The allure of being able to escape traffic gridlock in flying cars has fascinated humans since the idea was popularised in the 1960s television cartoon The Jetsons.

Now the idea has come closer to reality with the Pal-V Liberty flying car being approved for road use in Europe. Though there are numerous flying-car prototypes in development, the Dutch-developed Liberty is the first one allowed on the streets with a licence plate after passing stringent European tests.

Over the next few months the Pal-V will be undergoing endurance testing on European roads, and it’s sure to be a head turner.

To meet aviation certification, the flying car still needs to go through a few hoops, including completing more than 1,200 test reports before the final 150 hours of flight testing can take place. After this, deliveries to customers will start.

According to Pal-V, which is based in Raamsdonksveer, the Netherlands, the reservation book is growing beyond expectation. The company says 80% of future Pal-V carflyers are new to aviation, and some have started the training for a gyroplane flying licence at the Pal-V FlyDrive Academy.

With its flying gear folded on the roof, the two-seater is about the size of a regular car and has a top speed of about 160km/h from its 75kW petrol engine, with a claimed driving range of 1,315km from the 100l fuel tank.

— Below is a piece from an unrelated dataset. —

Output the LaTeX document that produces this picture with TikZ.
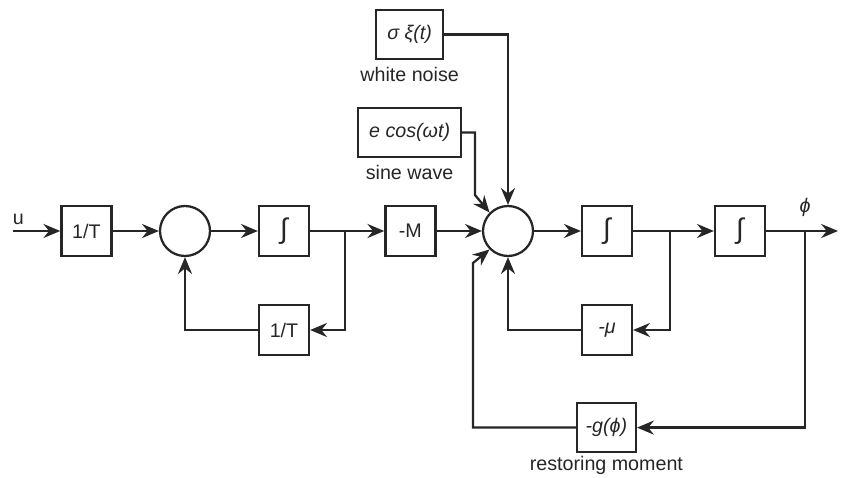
\documentclass[tikz,border=0pt]{standalone}
\usepackage{fontspec}
\setmainfont{Liberation Sans}
\usetikzlibrary{arrows.meta,calc}
\tikzset{
  blk/.style={draw,line width=1.6pt,minimum width=1.25cm,minimum height=1.25cm,inner sep=2pt,font=\fontsize{14}{16}\selectfont},
  sumnode/.style={draw,circle,line width=1.6pt,minimum size=1.25cm,inner sep=0pt},
  lbl/.style={font=\fontsize{14}{16}\selectfont},
  sig/.style={line width=1.6pt,-{Stealth[length=12pt,width=10pt,inset=4pt]}}
}
\newcommand{\intsym}{{\fontsize{20}{20}\selectfont ∫}}
\begin{document}
\begin{tikzpicture}[black!85]
  \useasboundingbox (0,0) rectangle (21.05,-11.925);
  \coordinate (u) at (0.325,-5.775);
  \node[lbl,above right] at (0.2,-5.75) {u};
  \node[blk] (b1) at (2.16,-5.775) {1/T};
  \node[sumnode] (s1) at (4.625,-5.775) {};
  \node[blk] (i1) at (7.1,-5.775) {\intsym};
  \node[blk] (fb1) at (7.1,-8.25) {1/T};
  \coordinate (br1) at (8.625,-5.775);
  \node[blk] (m) at (10.26,-5.775) {-M};
  \node[sumnode] (s2) at (12.7,-5.775) {};
  \node[blk,minimum width=1.675cm,minimum height=1.225cm] (wn) at (10.24,-0.86) {\itshape σ ξ(t)};
  \node[lbl] (wnl) at (10.24,-1.85) {white noise};
  \node[blk,minimum width=2.575cm,minimum height=1.225cm] (sw) at (10.24,-3.31) {\itshape e cos(ωt)};
  \node[lbl] (swl) at (10.24,-4.3) {sine wave};
  \node[blk] (i2) at (15.175,-5.775) {\intsym};
  \coordinate (br2) at (16.75,-5.775);
  \node[blk] (mu) at (15.175,-8.25) {\itshape -μ};
  \node[blk] (i3) at (18.5,-5.775) {\intsym};
  \coordinate (br3) at (20.125,-5.775);
  \node[lbl,above] at (20.125,-5.55) {\itshape ϕ};
  \coordinate (out) at (20.95,-5.775);
  \node[blk,minimum width=1.475cm,minimum height=1.225cm] (g) at (15.16,-10.69) {\itshape -g(ϕ)};
  \node[lbl] (gl) at (15.16,-11.63) {restoring moment};

  \draw[sig] (u) -- (b1);
  \draw[sig] (b1) -- (s1);
  \draw[sig] (s1) -- (i1);
  \draw[sig] (i1) -- (m);
  \draw[sig] (br1) |- (fb1.east);
  \draw[sig] (fb1.west) -| (s1.south);
  \draw[sig] (m) -- (s2);
  \draw[sig] (wn.east) -| (s2.north);
  \draw[sig] (sw.east) -| (11.875,-4.875) -- (s2.135);
  \draw[sig] (s2) -- (i2);
  \draw[sig] (i2) -- (i3);
  \draw[sig] (br2) |- (mu.east);
  \draw[sig] (mu.west) -| (s2.south);
  \draw[sig] (i3) -- (out);
  \draw[sig] (br3) |- (g.east);
  \draw[sig] (g.west) -| (11.825,-6.575) -- (s2.225);
\end{tikzpicture}
\end{document}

It takes five to 10 minutes to turn it into an aircraft by unfolding its rotor blades and propeller. Then it turns into a gyroplane , which, unlike a helicopter, has unpowered rotor blades — the propulsion from the propeller at the rear causes the blades on top to spin and create lift.

It therefore needs a runway to take off and land— you can’t simply decide you’ve had enough of the traffic jam and take off vertically. However, the Pal-V does allow you to drive to an airport or air field, fly to your destination, and then switch back into car mode for the final part of the journey.

Its maximum flying speed is 180km/h and it can reach an altitude of 3,500m, with a flying range of up to 500km with just the pilot, and 400km with a passenger.

The Pal-V requires a gyroplane licence, which can be obtained after about 30-40 hours’ training.

Hans Joore, test driver of the PAL-V, said when he fired up the Pal-V for the first time he got goosebumps.

“All the effort that we put into it came together at that crucial moment. Hearing the vehicle come to life was just magnificent and driving it was great.

“It is very smooth and responsive to the steering, and with a weight of just 660kg, it accelerates well. The overall experience is like a sports car. It feels sensational.”